Short task :: Drop every picture. Then return, exactly, the lines from the beginning of the listing below through the one containing "const yTicks = [0,2000,4000,6000];".

Material ::
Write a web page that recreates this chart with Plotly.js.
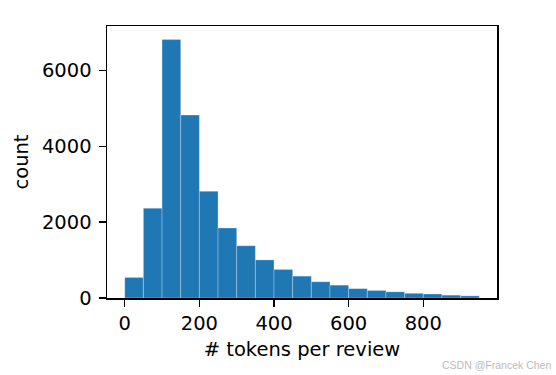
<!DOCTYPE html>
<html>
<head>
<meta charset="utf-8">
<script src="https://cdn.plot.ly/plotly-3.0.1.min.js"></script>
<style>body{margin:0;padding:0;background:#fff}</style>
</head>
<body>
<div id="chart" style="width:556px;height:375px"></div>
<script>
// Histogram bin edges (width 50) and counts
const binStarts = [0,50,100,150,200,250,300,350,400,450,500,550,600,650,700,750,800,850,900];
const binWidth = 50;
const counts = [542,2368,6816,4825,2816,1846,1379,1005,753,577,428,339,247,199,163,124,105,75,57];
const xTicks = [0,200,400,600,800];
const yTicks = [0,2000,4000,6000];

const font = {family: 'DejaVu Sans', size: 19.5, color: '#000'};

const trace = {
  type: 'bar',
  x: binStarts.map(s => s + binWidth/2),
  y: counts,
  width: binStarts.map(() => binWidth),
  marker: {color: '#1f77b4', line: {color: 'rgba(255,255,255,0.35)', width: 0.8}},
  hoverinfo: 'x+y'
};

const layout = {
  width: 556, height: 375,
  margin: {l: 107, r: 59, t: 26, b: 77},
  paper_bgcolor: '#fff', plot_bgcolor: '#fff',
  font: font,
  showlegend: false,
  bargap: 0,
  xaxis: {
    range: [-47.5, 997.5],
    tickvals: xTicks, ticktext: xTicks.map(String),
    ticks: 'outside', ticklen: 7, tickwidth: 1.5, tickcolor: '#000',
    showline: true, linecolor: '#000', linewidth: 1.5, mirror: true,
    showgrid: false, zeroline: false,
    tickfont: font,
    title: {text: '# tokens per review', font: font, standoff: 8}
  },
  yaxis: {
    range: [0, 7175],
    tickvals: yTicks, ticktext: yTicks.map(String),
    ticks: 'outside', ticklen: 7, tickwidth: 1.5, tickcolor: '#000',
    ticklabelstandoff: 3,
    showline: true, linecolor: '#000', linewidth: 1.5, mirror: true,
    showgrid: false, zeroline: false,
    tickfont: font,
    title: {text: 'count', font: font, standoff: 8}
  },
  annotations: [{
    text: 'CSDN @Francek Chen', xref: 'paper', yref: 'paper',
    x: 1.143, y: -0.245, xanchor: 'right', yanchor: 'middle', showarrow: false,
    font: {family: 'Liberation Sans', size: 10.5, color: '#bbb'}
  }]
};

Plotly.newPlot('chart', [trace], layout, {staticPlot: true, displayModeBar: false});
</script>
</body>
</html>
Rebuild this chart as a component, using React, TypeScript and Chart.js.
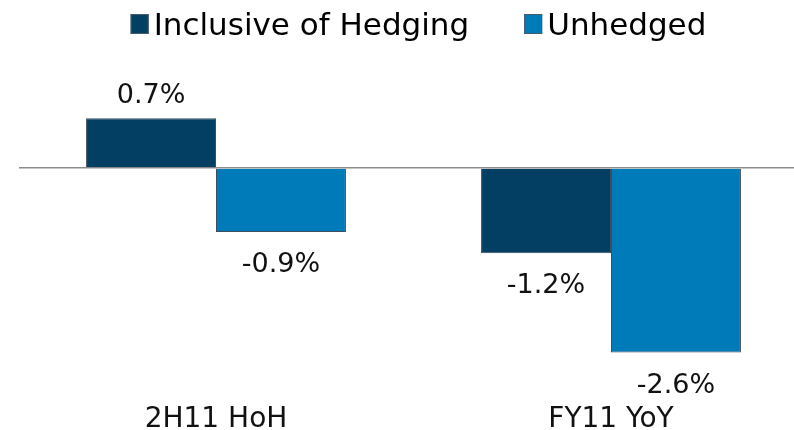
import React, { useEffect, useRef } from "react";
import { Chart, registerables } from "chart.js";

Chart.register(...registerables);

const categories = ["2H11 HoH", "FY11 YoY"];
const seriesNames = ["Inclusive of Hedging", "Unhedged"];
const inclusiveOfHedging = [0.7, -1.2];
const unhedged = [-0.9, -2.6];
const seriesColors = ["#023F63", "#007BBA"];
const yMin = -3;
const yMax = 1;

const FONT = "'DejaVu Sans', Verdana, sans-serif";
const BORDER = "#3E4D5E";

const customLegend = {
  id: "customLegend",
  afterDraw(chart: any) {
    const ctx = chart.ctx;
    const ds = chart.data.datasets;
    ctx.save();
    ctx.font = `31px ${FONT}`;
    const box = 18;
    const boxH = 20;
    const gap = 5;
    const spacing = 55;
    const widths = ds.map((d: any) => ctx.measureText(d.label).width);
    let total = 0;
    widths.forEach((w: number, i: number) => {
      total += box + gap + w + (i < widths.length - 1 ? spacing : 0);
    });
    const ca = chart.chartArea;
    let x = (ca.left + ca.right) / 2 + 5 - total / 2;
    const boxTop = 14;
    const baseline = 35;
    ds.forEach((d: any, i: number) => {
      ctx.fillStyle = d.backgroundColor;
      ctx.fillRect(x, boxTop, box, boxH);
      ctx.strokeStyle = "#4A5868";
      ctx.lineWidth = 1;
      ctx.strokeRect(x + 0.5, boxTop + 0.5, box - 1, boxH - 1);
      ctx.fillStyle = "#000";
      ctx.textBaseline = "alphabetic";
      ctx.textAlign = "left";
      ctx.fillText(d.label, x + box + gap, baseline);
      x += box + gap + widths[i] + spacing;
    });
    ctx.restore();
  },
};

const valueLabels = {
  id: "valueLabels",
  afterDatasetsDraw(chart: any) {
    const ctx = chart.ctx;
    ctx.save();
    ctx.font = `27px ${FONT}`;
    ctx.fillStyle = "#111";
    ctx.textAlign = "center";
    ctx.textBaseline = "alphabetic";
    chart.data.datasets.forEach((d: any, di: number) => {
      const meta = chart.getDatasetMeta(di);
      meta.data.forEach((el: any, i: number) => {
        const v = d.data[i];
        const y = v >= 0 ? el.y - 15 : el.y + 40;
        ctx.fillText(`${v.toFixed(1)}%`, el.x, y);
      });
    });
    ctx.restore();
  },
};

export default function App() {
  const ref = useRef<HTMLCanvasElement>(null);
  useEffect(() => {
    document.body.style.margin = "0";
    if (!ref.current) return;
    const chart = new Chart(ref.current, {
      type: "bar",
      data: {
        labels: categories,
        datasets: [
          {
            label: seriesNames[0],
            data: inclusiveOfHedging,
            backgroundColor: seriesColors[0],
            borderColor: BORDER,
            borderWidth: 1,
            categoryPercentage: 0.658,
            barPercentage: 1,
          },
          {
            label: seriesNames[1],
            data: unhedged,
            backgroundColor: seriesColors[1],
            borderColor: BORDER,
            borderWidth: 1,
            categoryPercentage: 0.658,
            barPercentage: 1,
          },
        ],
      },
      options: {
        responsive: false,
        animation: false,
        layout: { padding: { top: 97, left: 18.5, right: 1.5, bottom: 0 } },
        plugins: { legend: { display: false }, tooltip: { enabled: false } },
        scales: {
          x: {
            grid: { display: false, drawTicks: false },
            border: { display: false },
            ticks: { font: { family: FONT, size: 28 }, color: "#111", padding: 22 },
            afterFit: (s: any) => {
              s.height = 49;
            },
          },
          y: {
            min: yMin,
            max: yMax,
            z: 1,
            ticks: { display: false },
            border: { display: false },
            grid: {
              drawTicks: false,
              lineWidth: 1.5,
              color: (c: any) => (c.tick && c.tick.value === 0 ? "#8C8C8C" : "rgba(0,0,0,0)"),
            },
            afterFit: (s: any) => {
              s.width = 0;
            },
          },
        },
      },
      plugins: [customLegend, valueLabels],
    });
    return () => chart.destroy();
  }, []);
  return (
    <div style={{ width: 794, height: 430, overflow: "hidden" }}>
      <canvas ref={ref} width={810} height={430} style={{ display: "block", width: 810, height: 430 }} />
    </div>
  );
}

Written solution ::
Write a web page that recreates this chart with Plotly.js.
<!DOCTYPE html>
<html>
<head>
<meta charset="utf-8">
<script src="https://cdn.plot.ly/plotly-3.0.1.min.js"></script>
<style>body{margin:0;padding:0;background:#fff}</style>
</head>
<body>
<div id="chart" style="width:556px;height:375px"></div>
<script>
// Histogram bin edges (width 50) and counts
const binStarts = [0,50,100,150,200,250,300,350,400,450,500,550,600,650,700,750,800,850,900];
const binWidth = 50;
const counts = [542,2368,6816,4825,2816,1846,1379,1005,753,577,428,339,247,199,163,124,105,75,57];
const xTicks = [0,200,400,600,800];
const yTicks = [0,2000,4000,6000];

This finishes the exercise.